One bit I’m sure they wanted to get out is Pentagon, at least up until the end of this episode, was meant to be the bad guy in all of this. Striker had the unenviable task of trying to portray the rabid Temple crowd as secretly trolling Pentagon by loudly chanting his catch phrase. I’m not sure a single person bought into it, but it was obviously a way to prepare the audience for both Black Lotus and Dragon Azteca getting their revenge without making them into the bad guys. (This might be the first time Azteca has actually succeeded at something since the trios title win!) This was Pentagon’s past catching up to him, and hopefully he’s reborn without baggage when he comes back. The Puma/Vampiro skit suggests he (or we) won’t be that lucky.
In a more strictly wrestling perspective, Pentagon took the loss and had his arms broken, and he still seems more over than when he started the night.

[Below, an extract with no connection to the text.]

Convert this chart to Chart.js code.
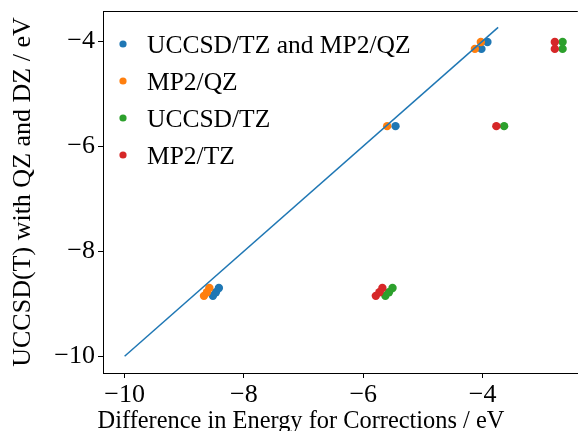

The deadliest man has been crippled twice in two seasons and still comes across as ferocious in the process. And, while all three women did fine for themselves (and looked more gifted than “the best athlete in Lucha Underground, Sexy Star”), Hitokiri shined brightest. She’s obviously a superstar, they realized it enough to make sure she was the one who didn’t get her arm broken, and I hope they do whatever they can to get her back for Season 4. (Sadly, it’s one match an out for Season 3.)
I liked the Crane/Catrina segment, if only to look forward everyone else trying to make head or tails out of it. If El Rey had the budget for these things, they ought to cut together a special of Catrina’s scenes with in between explainers to help people out with the plot. (Or, maybe a fan should do it, if it was possible to do those sort of things on YouTube without getting a takedown notice.) Matanza came across menacing in his promo, though the bloody hands might be some unfortunate foreshadowing. The Puma/Vampiro bit to end was a nice bit of weirdness, and probably an intentional call back to Catrina/Mil reawakening scene in episode 1. Coming back from the dead has it’s consequences.